If you don’t want to have someone in fisticuffs or have some kind of conflict going on right away, using emotion is a good substitute. Maybe your character is attending a funeral and is sad? Maybe your character had the best day of their life, but it all has been ruined by something? You can use emotion (not just the sad ones) to rope your readers in. If the emotion is intensely happy, be sure to follow it up immediately by tragedy. Your characters will hate you, but your audience will love you.
Nothing’s better than a surprise! Whether it’s a good surprise or a bad surprise is totally up to you. I personally prefer to write bad surprises right away, but you’re the author! It can also be combined with any of the options above to make a really juicy hook. I enjoy surprises, especially when they are of the macabre nature. This one is a little harder to pull off because it is difficult to execute the perfect surprise in the first paragraph, but if you can nail it, this tool will make a great opener.
Pose a Question
This connects to some others, but by leaving your viewers with a burning question in their mind, you can get them to finish the entire book. This works great for mystery novels, but it works for pretty much every other genre as well! Who is she sleeping with? Why does this boy have magical powers in an otherwise magical world? If you can get this across, it will leave your readers wanting much more out of your story. This can also be a question about your main character’s morality if you like. I feel Neil Gaiman nails this in American Gods. We readers are left wondering what kind of person Shadow is because we immediately learn he just got out of prison. I love using this hook for stories about vigilante or anti-hero characters.
There is literally no better way to start off a horror novel than with this. If you’re crafty, the dread will be from something not consequential to the plot. Start your readers off uneasy and lay into a feeling of uncanny, too-normal dread. This dread also works wonderfully with high fantasy and science fiction genres. Your reader will want to know they’re in for a terrifying ride, so opening with suspense tips them off to the tone of the entire novel.
Where do I put my hook?
At the beginning, silly! Your hook should be the first (or first two) paragraphs in your book. You want to get them literally from the first word so they know your book is worth the read. When I go shopping for books, I will often open the cover and read that first paragraph. If it gets me, I buy the book. If it doesn’t, I put it back on the shelf. Treat your first paragraph like the most important part of the book. It’s not the climax, not the great prose, but the hook.
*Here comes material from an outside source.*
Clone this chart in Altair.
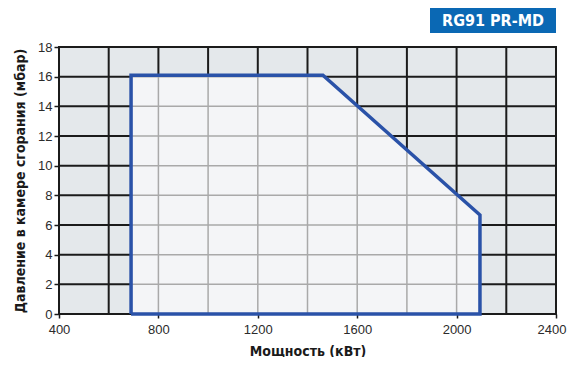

Hopefully, I’ve given you some good starting points for crafting a great opening paragraph to your next novel! If you’ve already got your manuscript written, go back and really look at your first paragraph. Is there anything else you can do to spice it up and make it suspenseful, full of conflict, or unsettling in any way?
No one wants to open a book and read about how happy everyone is. That’s not really why we read books at all, is it? Don’t be afraid to start your book off with pain and conflict. Every good opening move has something unexpected, like Starlord’s music in Guardians of the Galaxy or the documentary opening from What We Do in the Shadows. Work those into your books and make something they can’t put down!